I want to talk about my dad . He has recently been diagnosed with non Hodgkin's and has refused chemo. He is 70 years old and also has schizophrenia and says his quality of life is poor due to poor mental health and digestive probs and he is virtually a recluse as he lives alone . he says his only quality of life is going out with us kids and his grandchildren. He doesn't have or want friends or go to any support groups. He says he accepts he only has a year left to live. I live 300 miles away and have young children of and recently divorced so its hard to visit my dad. My dad says chemo is a 'shot in the dark' and he dosnt want toxins pumped into his body or the side effects . I feel helpless about this and can't accept his decision as I'm very close to him. Thank you for your support.

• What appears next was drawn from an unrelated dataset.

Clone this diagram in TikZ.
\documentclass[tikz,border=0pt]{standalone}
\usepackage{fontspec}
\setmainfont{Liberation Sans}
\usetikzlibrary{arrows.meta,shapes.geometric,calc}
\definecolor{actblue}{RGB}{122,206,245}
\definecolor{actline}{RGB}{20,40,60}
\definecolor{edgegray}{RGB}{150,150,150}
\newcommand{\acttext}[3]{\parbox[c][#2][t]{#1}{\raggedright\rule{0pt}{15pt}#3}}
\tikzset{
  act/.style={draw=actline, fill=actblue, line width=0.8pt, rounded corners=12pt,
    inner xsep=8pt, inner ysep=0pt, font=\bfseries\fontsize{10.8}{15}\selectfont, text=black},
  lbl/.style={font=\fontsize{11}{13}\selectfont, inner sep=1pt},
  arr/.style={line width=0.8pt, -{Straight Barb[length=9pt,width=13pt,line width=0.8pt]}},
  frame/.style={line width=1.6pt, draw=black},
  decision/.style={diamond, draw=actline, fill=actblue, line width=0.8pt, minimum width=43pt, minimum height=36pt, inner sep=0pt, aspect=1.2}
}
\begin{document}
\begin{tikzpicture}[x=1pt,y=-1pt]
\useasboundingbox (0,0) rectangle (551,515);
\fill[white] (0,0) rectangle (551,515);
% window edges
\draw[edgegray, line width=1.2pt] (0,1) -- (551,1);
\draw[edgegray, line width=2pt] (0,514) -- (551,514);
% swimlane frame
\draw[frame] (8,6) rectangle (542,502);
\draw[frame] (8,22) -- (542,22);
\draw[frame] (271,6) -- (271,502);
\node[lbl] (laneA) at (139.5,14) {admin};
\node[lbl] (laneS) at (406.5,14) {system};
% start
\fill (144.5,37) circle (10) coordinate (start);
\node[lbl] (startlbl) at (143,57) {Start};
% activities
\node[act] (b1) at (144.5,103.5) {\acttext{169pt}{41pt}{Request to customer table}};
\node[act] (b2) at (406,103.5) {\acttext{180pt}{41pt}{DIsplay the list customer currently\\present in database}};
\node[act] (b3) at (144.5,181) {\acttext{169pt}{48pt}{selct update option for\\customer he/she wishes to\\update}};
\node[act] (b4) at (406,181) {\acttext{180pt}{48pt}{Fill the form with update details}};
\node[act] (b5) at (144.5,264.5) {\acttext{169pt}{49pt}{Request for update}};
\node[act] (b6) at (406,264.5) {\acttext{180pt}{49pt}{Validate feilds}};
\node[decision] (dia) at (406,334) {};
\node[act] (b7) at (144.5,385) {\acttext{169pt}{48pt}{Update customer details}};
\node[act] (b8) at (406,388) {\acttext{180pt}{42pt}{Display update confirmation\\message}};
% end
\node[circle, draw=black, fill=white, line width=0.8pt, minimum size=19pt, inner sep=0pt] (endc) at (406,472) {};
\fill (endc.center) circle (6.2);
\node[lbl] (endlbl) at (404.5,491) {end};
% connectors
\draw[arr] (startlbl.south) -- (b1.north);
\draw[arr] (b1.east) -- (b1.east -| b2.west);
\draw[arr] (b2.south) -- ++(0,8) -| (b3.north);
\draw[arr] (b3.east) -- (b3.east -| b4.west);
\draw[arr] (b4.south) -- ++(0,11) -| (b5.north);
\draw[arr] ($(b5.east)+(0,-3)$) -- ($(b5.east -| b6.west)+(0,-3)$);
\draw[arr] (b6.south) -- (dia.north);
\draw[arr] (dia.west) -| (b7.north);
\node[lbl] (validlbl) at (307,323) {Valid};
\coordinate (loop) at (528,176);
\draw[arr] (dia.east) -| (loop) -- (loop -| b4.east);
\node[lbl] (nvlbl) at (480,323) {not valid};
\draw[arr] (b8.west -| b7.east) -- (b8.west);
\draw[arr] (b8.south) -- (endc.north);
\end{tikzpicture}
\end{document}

Hi Nmp and welcome to the community though sorry to hear about your dad jt does sound as if he has some problems to cope with and adding in the lymphoma I am sure has not helped. I am not familiar with lymphoma and the effects of treatment or not but perhaps if you introduced yourself on the Non-Hodgkin lymphoma - Discussion Forum somebody there might be able to give you more information.
If it helps you then please feel free to ring the helpline here 0808 808 0000 is is open 8am to 8pm and is a free call from landlines
Hi Nmp, I am Mike Thehighlander and I help out in the Non-Hodgkin lymphoma - Discussion Forum that my friend Steve src60 has highlighted.
I have lived and been treated with a rare type of Non Hodgkins Lymphoma NHL for over 20 years and I am still around.
I am so sorry to hear about your dad and the issues you are facing. I have to say that even at 70 years old his type of NHL may well be treated positively. It does depend on the type of the NHL and how it is developing.
The end of 2013 my condition became very aggressive so it had to be hit hard. I had to have 6 cycles of chemo, each treatment required me to be in hospital for 5 days on chemo 24/7 by the end of my 6 cycles (4 months) I had over 750 hrs of chemo and the only side effect was progressive fatigue, but not bad that I could not get on with my life, no sickness, was eating well and apart from a week long stomach bug, no infections.
If you look at my profile Thehighlander you will see that I had to have further treatment but this is not the normal route for folks with NHL.
So what his mind is saying about the treatment of NHL is not normally the case. Yes it can be tough but normally do-able. Some people have targeted treatments that are not chemo.
It would interesting for you to find out from his team more details like:
What type of NHL he has?
What stage it is - although in blood cancer the stage is not a problem like in solid tumour cancers as the sated give his team the info for the best treatment.
What type of treatment would they use and for how ling?
What the prognosis is for him with or without treatment?
The folks on the NHL Forum will be able to help out with regards to the treatments but the big challenges is his understanding of what this is actually like.
I don’t normally post in the forum but will be happy to answer any further questions you have or you can come over to the NHL Forum and introduce yourself to the group.
Mike - Thehighlander
It always seems impossible until its done - Nelson Mandela
thank you so much for your great message, it has made me feel positive and empowered. My dad says he doesn't have a tumour and as far as he knows it was all contained in the lymph gland, which has now been removed. He wonders if he still has the cancer, but the doctor is sure it is still in the body. He doesn't seem to know the stage and the prognosis is a year without treatment. I have suggested other forms of treament with him (I used to be a medical professional myself in the NHS). He is not sure of the prognosis with treatment and is not keen on knowing either. It is 'high grade non-hodgkin diffuse b cell lymphoma' . I will also join the lymphoma community.
Hi again Nmp and I am pleased that you found my post helpful.
We do have a very active Diffuse Large B-Cell Lymphoma with some great people active in it.
As you worked in the NHS you will know that blood cancers are treatable. On the whole you just can cut out Lymphoma - it has to be treated in the blood and lymphatic system.
My T-Cell Lymphoma became very aggressive, but the staging, I was 4a2..... is not normally an issue apart for involvement in organs.
I will keep an eye open for you.
Edit - just seen you have found the DLBCL Forum - great.